[Code that draws figures]

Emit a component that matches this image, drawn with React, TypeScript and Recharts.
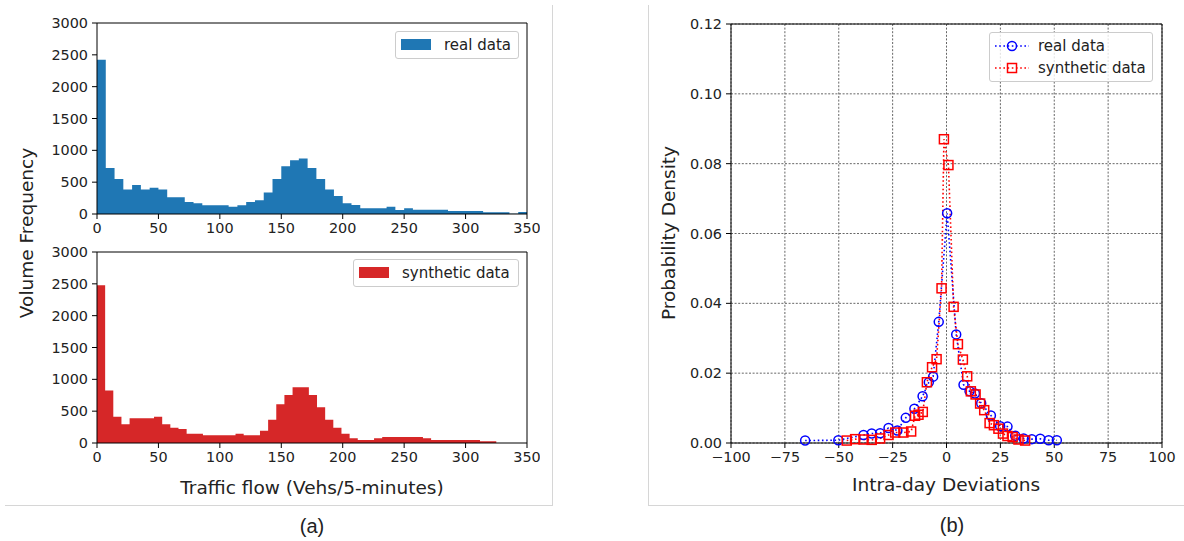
import React from "react";
import { AreaChart, Area, LineChart, Line, XAxis, YAxis, CartesianGrid, ReferenceLine } from "recharts";

// (a) histogram counts, 49 bins each
const realCounts = [
  2423, 724, 551, 383, 456, 383, 414, 383, 262, 262, 189, 168, 136, 136, 136, 115, 136, 189, 215, 336,
  551, 750, 845, 871, 724, 551, 383, 283, 168, 142, 89, 89, 89, 115, 63, 89, 68, 68, 68, 68,
  47, 47, 47, 47, 26, 26, 26, 5, 31,
];
const synthCounts = [
  2476, 823, 414, 294, 388, 388, 388, 414, 294, 241, 220, 147, 147, 121, 121, 121, 121, 147, 121, 121,
  194, 367, 608, 755, 876, 876, 755, 561, 367, 241, 147, 73, 47, 47, 73, 94, 94, 94, 94, 94,
  73, 47, 47, 47, 47, 47, 47, 26, 26,
];
const REAL_BIN = 350 / 49;
const SYNTH_BIN = 325 / 49;
const flowTicks = [0, 50, 100, 150, 200, 250, 300, 350];
const countTicks = [0, 500, 1000, 1500, 2000, 2500, 3000];

// (b) intra-day deviation densities
const realDevX = [
  -65.6, -50.2, -38.5, -34.7, -30.8, -26.9, -22.8, -18.9, -14.9, -11.1, -8.2, -6.2, -3.6, 0.3,
  4.5, 7.9, 10.7, 13.2, 16.1, 20.6, 24.9, 28.3, 31.9, 35.8, 39.6, 43.5, 47.4, 51.2,
];
const realDensity = [
  0.0007, 0.0008, 0.0023, 0.0027, 0.0028, 0.0043, 0.0036, 0.0072, 0.0098, 0.0134, 0.0174, 0.019, 0.0347, 0.0658,
  0.0311, 0.0167, 0.0148, 0.0142, 0.0114, 0.0079, 0.0048, 0.0047, 0.0021, 0.0013, 0.0011, 0.0012, 0.0008, 0.0008,
];
const synthDevX = [
  -46.3, -42.4, -38.5, -34.7, -30.8, -26.9, -23.8, -20.0, -16.4, -14.6, -13.0, -11.0, -9.1, -6.7, -4.6, -2.3, -1.2,
  0.9, 3.3, 5.3, 7.6, 9.6, 11.3, 13.5, 15.6, 17.5, 20.0, 22.0, 24.1, 26.2, 28.3, 30.7, 33.4, 36.5,
];
const synthDensity = [
  0.0007, 0.0011, 0.001, 0.0009, 0.0013, 0.0023, 0.003, 0.003, 0.0033, 0.0078, 0.0081, 0.0089, 0.0174, 0.0217, 0.024, 0.0443, 0.087,
  0.0796, 0.039, 0.0283, 0.0239, 0.0191, 0.0148, 0.0139, 0.0113, 0.0094, 0.0057, 0.0051, 0.0041, 0.0027, 0.002, 0.0017, 0.001, 0.0007,
];
const devTicks = [-100, -75, -50, -25, 0, 25, 50, 75, 100];
const densityTicks = [0, 0.02, 0.04, 0.06, 0.08, 0.1, 0.12];

const BLUE = "#1f77b4";
const RED = "#d62728";
const FONT = "DejaVu Sans";
const tickStyle = { fill: "#222", fontSize: 14.4, fontFamily: FONT };

// bin left edges + closing right edge, drawn as a stepped area
const toSteps = (counts: number[], width: number) => [
  ...counts.map((count, i) => ({ flow: i * width, count })),
  { flow: counts.length * width, count: counts[counts.length - 1] },
];
const toPoints = (xs: number[], ys: number[]) => xs.map((x, i) => ({ x, y: ys[i] }));
const minus = (v: number) => String(v).replace("-", "\u2212");

function Histogram({ counts, binWidth, color }: { counts: number[]; binWidth: number; color: string }) {
  return (
    <AreaChart width={540} height={244} data={toSteps(counts, binWidth)} margin={{ top: 23, right: 13, bottom: 0, left: 0 }}>
      <XAxis
        dataKey="flow"
        type="number"
        domain={[0, 350]}
        ticks={flowTicks}
        interval={0}
        allowDataOverflow
        height={30}
        stroke="#000"
        tickSize={5}
        tickMargin={4}
        tick={tickStyle}
      />
      <YAxis
        type="number"
        domain={[0, 3000]}
        ticks={countTicks}
        interval={0}
        width={97}
        stroke="#000"
        tickSize={5}
        tickMargin={4}
        tick={tickStyle}
      />
      <Area
        dataKey="count"
        type="stepAfter"
        fill={color}
        fillOpacity={1}
        stroke="none"
        dot={false}
        activeDot={false}
        isAnimationActive={false}
      />
      <ReferenceLine y={3000} stroke="#000" />
      <ReferenceLine x={350} stroke="#000" />
    </AreaChart>
  );
}

function PatchLegend({ left, top, width, color, label }: { left: number; top: number; width: number; color: string; label: string }) {
  return (
    <div
      style={{
        position: "absolute", left, top, width, height: 28, boxSizing: "border-box",
        border: "1px solid #ccc", borderRadius: 3, background: "rgba(255,255,255,0.8)",
      }}
    >
      <div style={{ position: "absolute", left: 5, top: 7, width: 30, height: 11, background: color }} />
      <div style={{ position: "absolute", left: 48, top: 2, lineHeight: "22px", fontSize: 15, color: "#222", whiteSpace: "nowrap" }}>
        {label}
      </div>
    </div>
  );
}

const circleDot = (props: any) => (
  <circle key={`c-${props.index}`} cx={props.cx} cy={props.cy} r={4.5} fill="none" stroke="#0000ff" strokeWidth={1.5} />
);
const squareDot = (props: any) => (
  <rect key={`s-${props.index}`} x={props.cx - 4.5} y={props.cy - 4.5} width={9} height={9} fill="none" stroke="#ff0000" strokeWidth={1.5} />
);

function LineSample({ color, square }: { color: string; square?: boolean }) {
  return (
    <svg width={36} height={14} style={{ position: "absolute", left: 4, top: -7 }}>
      <line x1={1} y1={7} x2={35} y2={7} stroke={color} strokeWidth={1.6} strokeDasharray="1.6 2.6" />
      {square ? (
        <rect x={13.5} y={2.5} width={9} height={9} fill="none" stroke={color} strokeWidth={1.5} />
      ) : (
        <circle cx={18} cy={7} r={4.5} fill="none" stroke={color} strokeWidth={1.5} />
      )}
    </svg>
  );
}

export default function App() {
  const label = { position: "absolute" as const, fontSize: 18.5, color: "#222", whiteSpace: "nowrap" as const };
  return (
    <div style={{ position: "absolute", left: 0, top: 0, width: 1184, height: 541, background: "#fff", fontFamily: FONT, overflow: "hidden" }}>
      {/* panel frames */}
      <div style={{ position: "absolute", left: 5, top: 5, width: 547, height: 500, borderRight: "1px solid #d6d6d6", borderBottom: "1px solid #d6d6d6" }} />
      <div style={{ position: "absolute", left: 648, top: 5, width: 536, height: 500, borderLeft: "1px solid #d6d6d6", borderBottom: "1px solid #d6d6d6" }} />

      {/* (a) */}
      <div style={{ position: "absolute", left: 0, top: 0 }}>
        <Histogram counts={realCounts} binWidth={REAL_BIN} color={BLUE} />
      </div>
      <div style={{ position: "absolute", left: 0, top: 229 }}>
        <Histogram counts={synthCounts} binWidth={SYNTH_BIN} color={RED} />
      </div>
      <PatchLegend left={395} top={31} width={124} color={BLUE} label="real data" />
      <PatchLegend left={353} top={259} width={166} color={RED} label="synthetic data" />
      <div style={{ ...label, left: 26, top: 233, transform: "translate(-50%,-50%) rotate(-90deg)" }}>Volume Frequency</div>
      <div style={{ ...label, left: 312, top: 487, transform: "translate(-50%,-50%)" }}>Traffic flow (Vehs/5-minutes)</div>
      <div style={{ position: "absolute", left: 312, top: 526, transform: "translate(-50%,-50%)", fontFamily: "Liberation Sans", fontSize: 20, color: "#222" }}>(a)</div>

      {/* (b) */}
      <div style={{ position: "absolute", left: 640, top: 0 }}>
        <LineChart width={540} height={473} margin={{ top: 24, right: 18, bottom: 0, left: 0 }}>
          <CartesianGrid stroke="#555" strokeDasharray="2 1.6" strokeWidth={0.9} />
          <XAxis
            dataKey="x"
            type="number"
            domain={[-100, 100]}
            ticks={devTicks}
            interval={0}
            allowDataOverflow
            tickFormatter={minus}
            height={30}
            stroke="#000"
            tickSize={5}
            tickMargin={4}
            tick={tickStyle}
          />
          <YAxis
            type="number"
            domain={[0, 0.12]}
            ticks={densityTicks}
            interval={0}
            tickFormatter={(v: number) => v.toFixed(2)}
            width={91}
            stroke="#000"
            tickSize={5}
            tickMargin={4}
            tick={tickStyle}
          />
          <ReferenceLine y={0.12} stroke="#000" />
          <ReferenceLine x={100} stroke="#000" />
          <Line
            data={toPoints(realDevX, realDensity)}
            dataKey="y"
            type="linear"
            stroke="#0000ff"
            strokeWidth={1.6}
            strokeDasharray="1.6 2.6"
            dot={circleDot}
            activeDot={false}
            isAnimationActive={false}
          />
          <Line
            data={toPoints(synthDevX, synthDensity)}
            dataKey="y"
            type="linear"
            stroke="#ff0000"
            strokeWidth={1.6}
            strokeDasharray="1.6 2.6"
            dot={squareDot}
            activeDot={false}
            isAnimationActive={false}
          />
        </LineChart>
      </div>
      <div
        style={{
          position: "absolute", left: 989, top: 32, width: 164, height: 50, boxSizing: "border-box",
          border: "1px solid #ccc", borderRadius: 3, background: "rgba(255,255,255,0.8)", fontSize: 15, color: "#222",
        }}
      >
        <div style={{ position: "absolute", left: 0, top: 13 }}>
          <LineSample color="#0000ff" />
        </div>
        <div style={{ position: "absolute", left: 48, top: 2, lineHeight: "22px", whiteSpace: "nowrap" }}>real data</div>
        <div style={{ position: "absolute", left: 0, top: 35 }}>
          <LineSample color="#ff0000" square />
        </div>
        <div style={{ position: "absolute", left: 48, top: 24, lineHeight: "22px", whiteSpace: "nowrap" }}>synthetic data</div>
      </div>
      <div style={{ ...label, left: 668, top: 233, transform: "translate(-50%,-50%) rotate(-90deg)" }}>Probability Density</div>
      <div style={{ ...label, left: 946, top: 484, transform: "translate(-50%,-50%)" }}>Intra-day Deviations</div>
      <div style={{ position: "absolute", left: 952, top: 525, transform: "translate(-50%,-50%)", fontFamily: "Liberation Sans", fontSize: 20, color: "#222" }}>(b)</div>
    </div>
  );
}
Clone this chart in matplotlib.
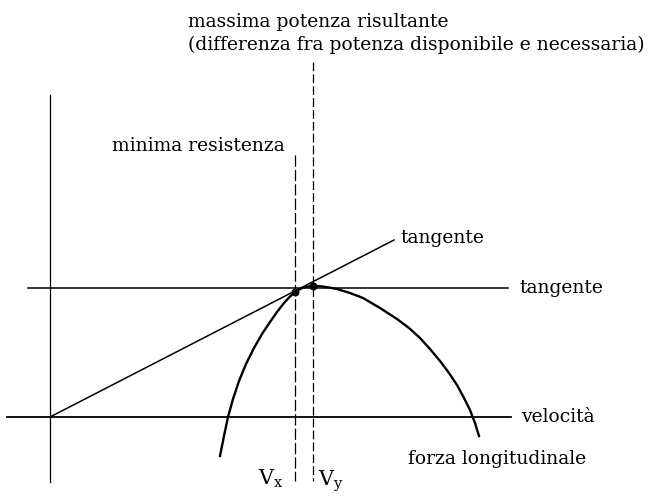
import matplotlib.pyplot as plt

plt.rcParams['mathtext.fontset'] = 'dejavuserif'

# diagram coordinates (pixel-like units, y grows downward)
curve_x = [220, 224, 228, 233, 239, 246, 254, 262, 270, 277, 284, 290, 295, 301, 307, 313, 320, 328,
           337, 350, 363, 380, 397, 409, 420, 430, 440, 449, 457, 464, 470, 475, 479]
curve_y = [456, 436, 417, 399, 381, 364, 348, 334, 322, 312, 303, 296.5, 292, 288.5, 286.6, 286, 286.2, 287.3,
           289, 293, 298, 308, 319, 328, 338, 349, 361, 373, 385, 398, 410, 423, 436]

axis_v = ([50, 50], [95, 482])
axis_h = ([7, 511], [417, 417])
tang_h = ([28, 508], [288, 288])
tang_line = ([50, 394], [417, 240])
vx_line = ([295, 295], [155, 481])
vy_line = ([313, 313], [62, 481])
points_x = [295, 313]
points_y = [292, 286]

labels = [
    ("massima potenza risultante", 188, 22),
    ("(differenza fra potenza disponibile e necessaria)", 188, 45),
    ("minima resistenza", 112, 146),
    ("tangente", 400, 238),
    ("tangente", 519, 288),
    ("velocità", 521, 417),
    ("forza longitudinale", 408, 459),
]

fig = plt.figure(figsize=(6.53, 5.01), dpi=100)
ax = fig.add_axes([0, 0, 1, 1])
ax.set_xlim(0, 653)
ax.set_ylim(501, 0)
ax.axis('off')

ax.plot(*axis_v, color='black', lw=0.9)
ax.plot(*axis_h, color='black', lw=1.3)
ax.plot(*tang_h, color='black', lw=1.1)
ax.plot(*tang_line, color='black', lw=1.1)
ax.plot(*vx_line, color='black', lw=0.9, dashes=(9, 2.5))
ax.plot(*vy_line, color='black', lw=0.9, dashes=(7, 2.5))
ax.plot(curve_x, curve_y, color='black', lw=1.7)
ax.scatter(points_x, points_y, s=22, color='black', zorder=5)

for txt, x, y in labels:
    ax.text(x, y, txt, fontsize=13.5, family='DejaVu Serif', va='center', ha='left')

ax.text(258, 479, r'$\mathrm{V_x}$', fontsize=15, va='center', ha='left')
ax.text(318, 481, r'$\mathrm{V_y}$', fontsize=15, va='center', ha='left')

fig.savefig('out.png', dpi=100)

▶ GIVEN EXERCISE
Leave the pictures out and repeat exactly the lines from the beginning of the records to the line bearing "YAxis, CartesianGrid, ReferenceLine", both ends counted.

▶ FINISHED EXERCISE
Emit a component that matches this image, drawn with React, TypeScript and Recharts.
import React from "react";
import { AreaChart, Area, LineChart, Line, XAxis, YAxis, CartesianGrid, ReferenceLine } from "recharts";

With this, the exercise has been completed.